## What to work on
Print nothing but the lines from the start of the listing below through the line that contains "(lenR) at (1402,637)". Do not include the pictures.

## Material shown
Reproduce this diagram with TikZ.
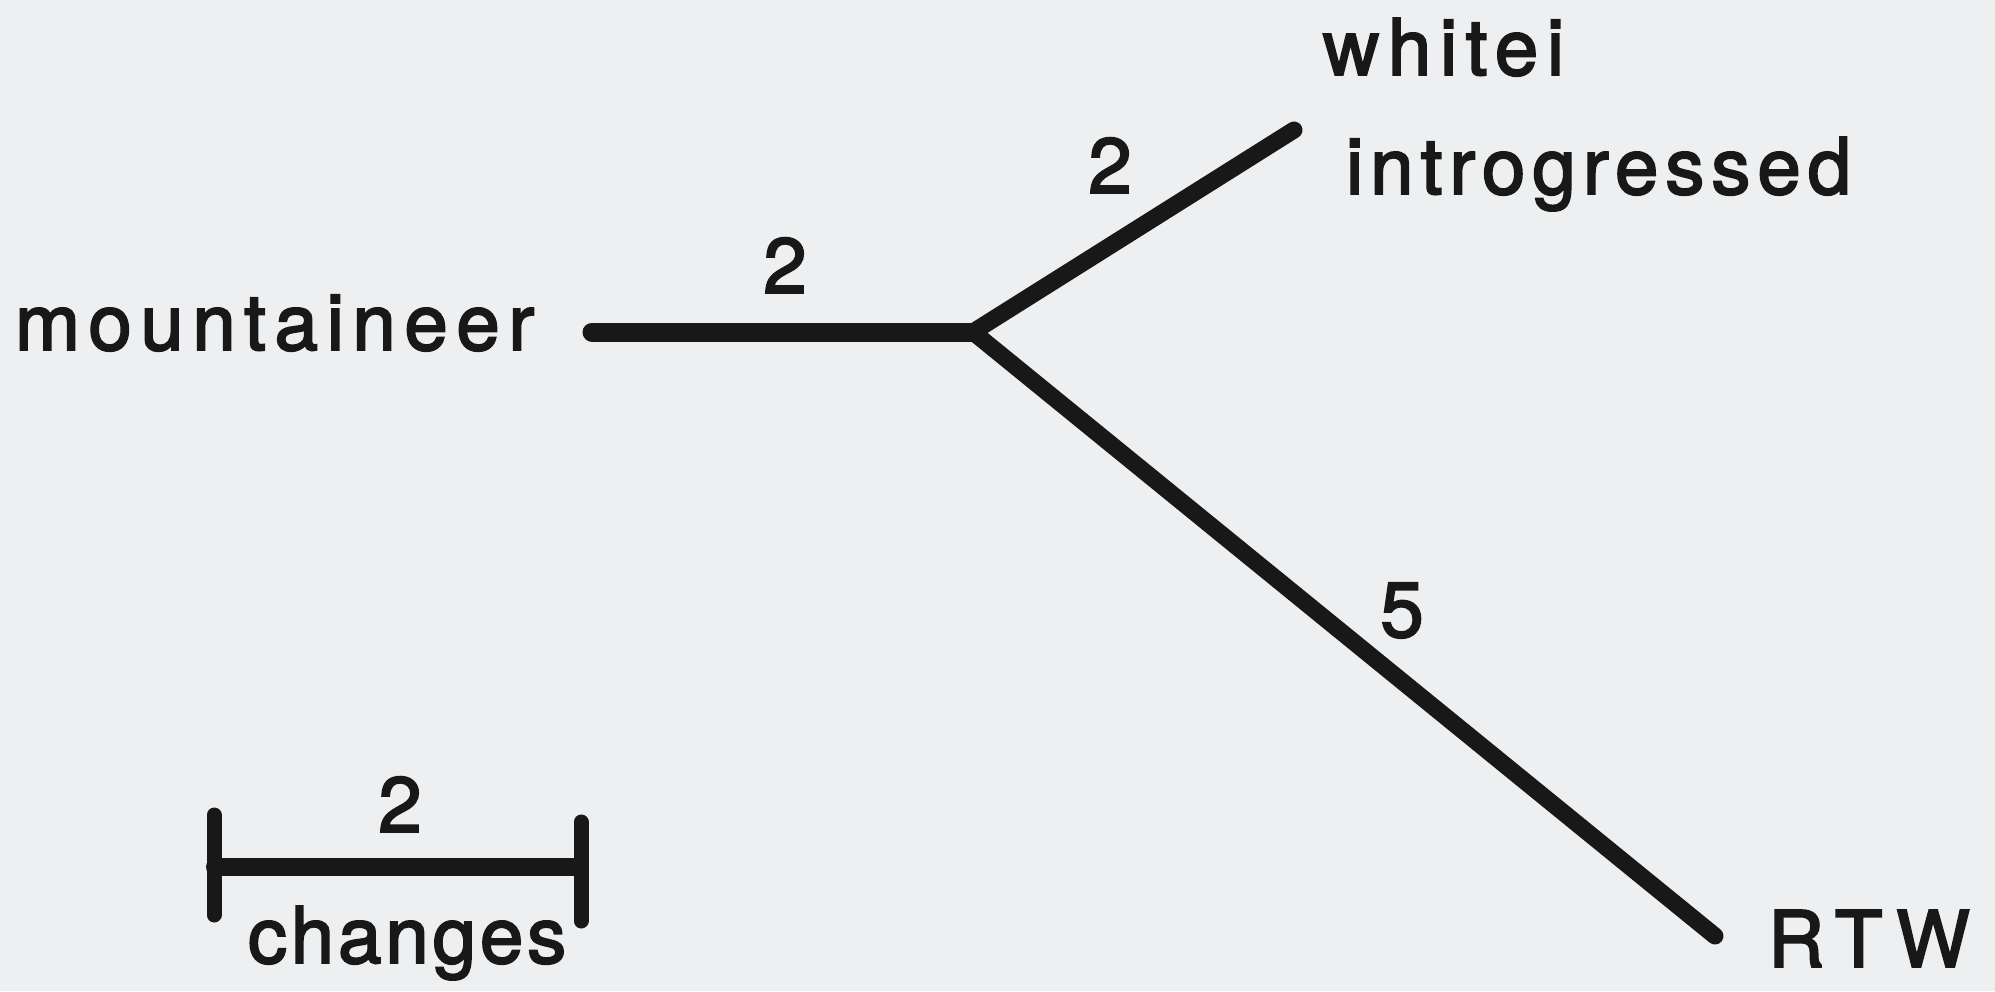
\documentclass[tikz,border=0pt]{standalone}
\usepackage{fontspec}
\setmainfont[FakeBold=2.5]{TeX Gyre Heros}
\definecolor{paper}{RGB}{238,239,240}
\definecolor{ink}{RGB}{24,24,24}
\tikzset{
  branch/.style={draw=ink, line width=17pt, line cap=round, line join=round},
  taxon/.style={inner sep=0pt, outer sep=0pt, anchor=base west, text=ink, font=\fontsize{78}{90}\selectfont},
  count/.style={inner sep=0pt, outer sep=0pt, anchor=base, text=ink, font=\fontsize{78}{90}\selectfont},
}
\newcommand{\spaced}[2]{{\addfontfeature{LetterSpace=#1}#2}}
\begin{document}
\begin{tikzpicture}[x=1pt, y=-1pt]
  % page
  \fill[paper] (0,0) rectangle (1995,991);
  \useasboundingbox (0,0) rectangle (1995,991);

  % tree
  \coordinate (root) at (592,332);
  \coordinate (fork) at (973,332);
  \coordinate (tipW) at (1294,130);
  \coordinate (tipR) at (1715,936);
  \draw[branch, line width=19pt] (root) -- (fork);
  \draw[branch] (fork) -- (tipW);
  \draw[branch] (fork) -- (tipR);

  % branch lengths
  \node[count] (lenM) at (785,293) {2};
  \node[count] (lenW) at (1110,193) {2};
  \node[count] (lenR) at (1402,637) {5};

  % taxa
  \node[taxon] (mount) at (15,350) {\spaced{11}{mountaineer}};
  \node[taxon] (whitei) at (1323,75) {\spaced{11}{whitei}};
  \node[taxon] (intro) at (1346,194) {\spaced{9}{introgressed}};
  \node[taxon] (rtw) at (1768,967) {\spaced{16}{RTW}};

  % scale bar
  \coordinate (sbL) at (215,867);
  \coordinate (sbR) at (580,867);
  \coordinate (sbLt) at (214,815);
  \coordinate (sbLb) at (214,915);
  \coordinate (sbRt) at (581,822);
  \coordinate (sbRb) at (581,921);
  \draw[branch, line width=18pt] (sbL) -- (sbR);
  \draw[branch, line width=15pt] (sbLt) -- (sbLb);
  \draw[branch, line width=15pt] (sbRt) -- (sbRb);
  \node[count] (sbN) at (400,832) {2};
  \node[taxon] (sbT) at (248,963) {\spaced{5}{changes}};
\end{tikzpicture}
\end{document}
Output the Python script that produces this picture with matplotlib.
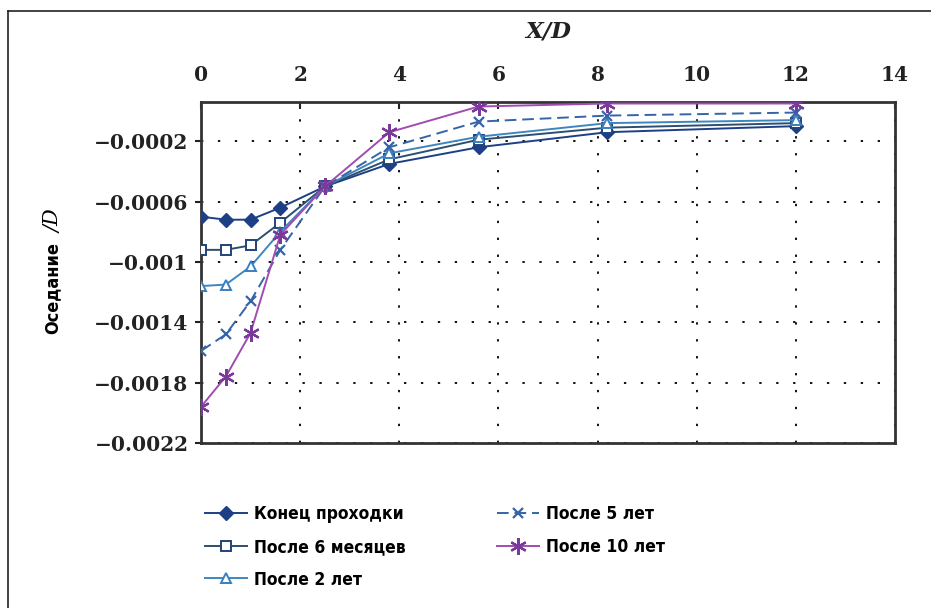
import matplotlib.pyplot as plt
from matplotlib.lines import Line2D
from matplotlib import font_manager as fm

# X/D positions of the measurement points
x_d = [0, 0.5, 1, 1.6, 2.5, 3.8, 5.6, 8.2, 12]

# settlement / D for each stage
end_of_drive = [-0.00070, -0.00072, -0.00072, -0.00064, -0.00050, -0.00035, -0.00024, -0.00014, -0.00010]
after_6_months = [-0.00092, -0.00092, -0.00089, -0.00074, -0.00050, -0.00032, -0.00019, -0.00011, -0.00008]
after_2_years = [-0.00116, -0.00115, -0.00103, -0.00080, -0.00050, -0.00028, -0.00017, -0.00008, -0.00006]
after_5_years = [-0.00159, -0.00148, -0.00126, -0.00092, -0.00050, -0.00024, -0.00007, -0.00003, -0.00001]
after_10_years = [-0.00196, -0.00176, -0.00147, -0.00082, -0.00050, -0.00014, 0.00003, 0.00005, 0.00005]

labels = ['Конец проходки', 'После 6 месяцев', 'После 2 лет', 'После 5 лет', 'После 10 лет']
x_ticks = [0, 2, 4, 6, 8, 10, 12, 14]
y_ticks = [-0.0002, -0.0006, -0.001, -0.0014, -0.0018, -0.0022]
y_tick_labels = ['−0.0002', '−0.0006', '−0.001', '−0.0014', '−0.0018', '−0.0022']


def narrow_font(size):
    # look for a condensed / narrow bold sans face, fall back to DejaVu Sans bold
    for f in fm.fontManager.ttflist:
        nm = f.name + ' ' + f.fname
        if ('Narrow' in nm or 'ondensed' in nm or f.stretch in ('condensed', 'semi-condensed')) \
                and f.weight in ('bold', 700, 'heavy', 800):
            return fm.FontProperties(fname=f.fname, size=size)
    return fm.FontProperties(family='DejaVu Sans', weight='bold', size=size * 0.85)


SERIF = ['DejaVu Serif']

fig = plt.figure(figsize=(9.31, 6.08), dpi=100)
ax = fig.add_axes([201 / 931, 1 - 443 / 608, 694 / 931, 341 / 608])

styles = [
    dict(color='#1d3f86', marker='D', ms=7, mfc='#1d3f86', mec='#1d3f86', ls='-'),
    dict(color='#2c4f70', marker='s', ms=7, mfc='white', mec='#23437a', mew=1.4, ls='-'),
    dict(color='#3f86bf', marker='^', ms=7, mfc='white', mec='#3a7fc0', mew=1.4, ls='-'),
    dict(color='#3565a8', marker='x', ms=7, mew=1.6, ls=(0, (6, 3))),
    dict(color='#a04cb0', marker=(6, 2, 0), ms=12, mew=1.6, mec='#7a3a9a', ls='-'),
]
series = [end_of_drive, after_6_months, after_2_years, after_5_years, after_10_years]

handles = []
for vals, lab, st in zip(series, labels, styles):
    h, = ax.plot(x_d, vals, lw=1.4, label=lab, zorder=3, **st)
    handles.append(h)

ax.set_xlim(0, 14)
ax.set_ylim(-0.0022, 0.00006)
ax.xaxis.tick_top()
ax.set_xticks(x_ticks)
ax.set_xticklabels([str(t) for t in x_ticks], family=SERIF, fontweight='bold', fontsize=14.5)
ax.set_yticks(y_ticks)
ax.set_yticklabels(y_tick_labels, family=SERIF, fontweight='bold', fontsize=14.5)
ax.tick_params(axis='x', direction='in', length=5, width=1.5, pad=12, colors='#222222')
ax.tick_params(axis='y', direction='out', length=4, width=1.5, pad=5, colors='#222222')

ax.grid(True, color='#111111', ls=(0, (1.2, 7.5)), lw=1.4)
for sp in ax.spines.values():
    sp.set_color('#333333')
    sp.set_linewidth(2)

fig.text(548 / 931, 1 - 31 / 608, 'X/D', family=SERIF, fontweight='bold', style='italic',
         fontsize=16.5, ha='center', va='center', color='#222222')
fig.text(52 / 931, 1 - 288 / 608, 'Оседание', fontproperties=narrow_font(13),
         rotation=90, ha='center', va='center')
fig.text(54 / 931, 1 - 221 / 608, '/D', family=SERIF, style='italic',
         fontsize=15, rotation=90, ha='center', va='center')

leg_font = narrow_font(12.5)
leg_kw = dict(loc='upper left', frameon=False, prop=leg_font, handlelength=2.4,
              handletextpad=0.4, labelspacing=0.85, borderaxespad=0, borderpad=0)
fig.legend(handles=handles[:3], bbox_to_anchor=(205 / 931, 1 - 505 / 608), **leg_kw)
fig.legend(handles=handles[3:], bbox_to_anchor=(497 / 931, 1 - 505 / 608), **leg_kw)

# outer frame (left and top edges visible)
fig.add_artist(Line2D([8 / 931, 8 / 931], [0, 1 - 11 / 608], color='#222222', lw=1.2))
fig.add_artist(Line2D([8 / 931, 1], [1 - 11 / 608, 1 - 11 / 608], color='#222222', lw=1.2))

fig.savefig('out.png', dpi=100, facecolor='white')
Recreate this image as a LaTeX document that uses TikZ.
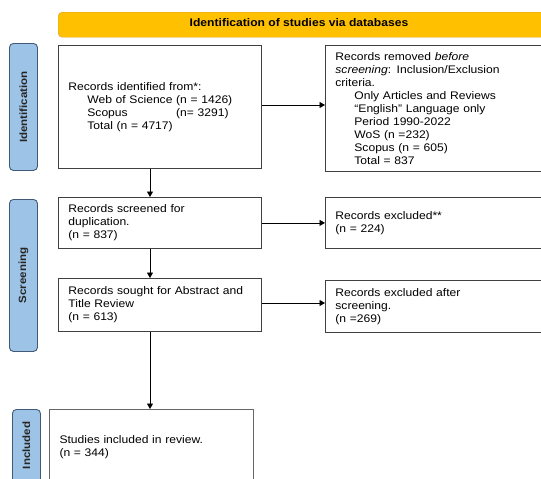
\documentclass[tikz,border=0pt]{standalone}
\usepackage{fontspec}
\setmainfont[FakeStretch=1.1]{Liberation Sans}
\usetikzlibrary{arrows.meta}
\definecolor{sidefill}{RGB}{157,195,230}
\definecolor{sidedraw}{RGB}{65,90,120}
\definecolor{banfill}{RGB}{255,192,0}
\definecolor{bandraw}{RGB}{220,160,40}
\begin{document}
\begin{tikzpicture}[x=1pt,y=-1pt,
  font=\fontsize{11}{13}\selectfont,
  box/.style={draw=black!75, line width=0.8pt, anchor=north west, align=left,
    inner xsep=10pt, inner ysep=0pt},
  side/.style={draw=sidedraw, fill=sidefill, line width=0.9pt,
    rounded corners=4pt, anchor=north west, inner sep=0pt},
  sidetext/.style={rotate=90, font=\fontsize{10.5}{12}\selectfont\bfseries, text=black!85},
  arr/.style={-{Triangle[length=5.5pt,width=6pt]}, line width=0.8pt, black}]
\clip (0,0) rectangle (541,479);
\fill[white] (0,0) rectangle (541,479);
% banner
\node[draw=bandraw, fill=banfill, rounded corners=4pt,
  anchor=north west, minimum width=510pt, minimum height=25pt, inner sep=0pt] (ban) at (58,12) {};
\node[font=\fontsize{11}{12}\selectfont\bfseries] (bant) at (299,23) {Identification of studies via databases};
% side bars
\node[side, minimum width=28pt, minimum height=127pt] (s1) at (9,43) {};
\node[sidetext] (s1t) at (s1.center) {Identification};
\node[side, minimum width=28pt, minimum height=152pt] (s2) at (9,199) {};
\node[sidetext] (s2t) at (s2.center) {Screening};
\node[side, minimum width=28pt, minimum height=90pt] (s3) at (12,409) {};
\node[sidetext] (s3t) at ([yshift=9pt]s3.center) {Included};
% boxes
\node[box, text width=183pt, minimum height=123pt] (b1) at (58,45) {Records identified from*:\\
\hspace*{19pt}Web of Science (n = 1426)\\
\hspace*{19pt}\rlap{Scopus}\phantom{Web of Science }(n= 3291)\\
\hspace*{19pt}Total (n = 4717)};
\node[box, text width=230pt, minimum height=126pt] (b2) at (325,45) {Records removed \textit{before}\\
\textit{screening}: Inclusion/Exclusion\\
criteria.\\
\hspace*{19pt}Only Articles and Reviews\\
\hspace*{19pt}“English” Language only\\
\hspace*{19pt}Period 1990-2022\\
\hspace*{19pt}WoS (n =232)\\
\hspace*{19pt}Scopus (n = 605)\\
\hspace*{19pt}Total = 837};
\node[box, text width=183pt, minimum height=51pt] (b3) at (58,197) {Records screened for\\duplication.\\(n = 837)};
\node[box, text width=230pt, minimum height=51pt] (b4) at (325,197) {Records excluded**\\(n = 224)};
\node[box, text width=183pt, minimum height=53pt] (b5) at (58,278) {Records sought for Abstract and\\Title Review\\(n = 613)};
\node[box, text width=230pt, minimum height=52pt] (b6) at (325,280) {Records excluded after\\screening.\\(n =269)};
\node[box, draw=black!60, line width=1pt, text width=184pt, minimum height=82pt, anchor=north west] (b7) at (49,409) {\raisebox{15pt}{\parbox{184pt}{Studies included in review.\\(n = 344)}}};
% connectors
\draw[arr] (b1.east |- 0,105) -- (b2.west |- 0,105);
\draw[arr] (b3.east) -- (b4.west |- b3.east);
\draw[arr] (b5.east |- 0,303) -- (b6.west |- 0,303);
\draw[arr] (b1.south -| 150,0) -- (b3.north -| 150,0);
\draw[arr] (b3.south -| 150,0) -- (b5.north -| 150,0);
\draw[arr] (b5.south -| 150,0) -- (b7.north -| 150,0);
\end{tikzpicture}
\end{document}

## Solution to this exercise
Reproduce this diagram with TikZ.
\documentclass[tikz,border=0pt]{standalone}
\usepackage{fontspec}
\setmainfont[FakeBold=2.5]{TeX Gyre Heros}
\definecolor{paper}{RGB}{238,239,240}
\definecolor{ink}{RGB}{24,24,24}
\tikzset{
  branch/.style={draw=ink, line width=17pt, line cap=round, line join=round},
  taxon/.style={inner sep=0pt, outer sep=0pt, anchor=base west, text=ink, font=\fontsize{78}{90}\selectfont},
  count/.style={inner sep=0pt, outer sep=0pt, anchor=base, text=ink, font=\fontsize{78}{90}\selectfont},
}
\newcommand{\spaced}[2]{{\addfontfeature{LetterSpace=#1}#2}}
\begin{document}
\begin{tikzpicture}[x=1pt, y=-1pt]
  % page
  \fill[paper] (0,0) rectangle (1995,991);
  \useasboundingbox (0,0) rectangle (1995,991);

  % tree
  \coordinate (root) at (592,332);
  \coordinate (fork) at (973,332);
  \coordinate (tipW) at (1294,130);
  \coordinate (tipR) at (1715,936);
  \draw[branch, line width=19pt] (root) -- (fork);
  \draw[branch] (fork) -- (tipW);
  \draw[branch] (fork) -- (tipR);

  % branch lengths
  \node[count] (lenM) at (785,293) {2};
  \node[count] (lenW) at (1110,193) {2};
  \node[count] (lenR) at (1402,637) {5};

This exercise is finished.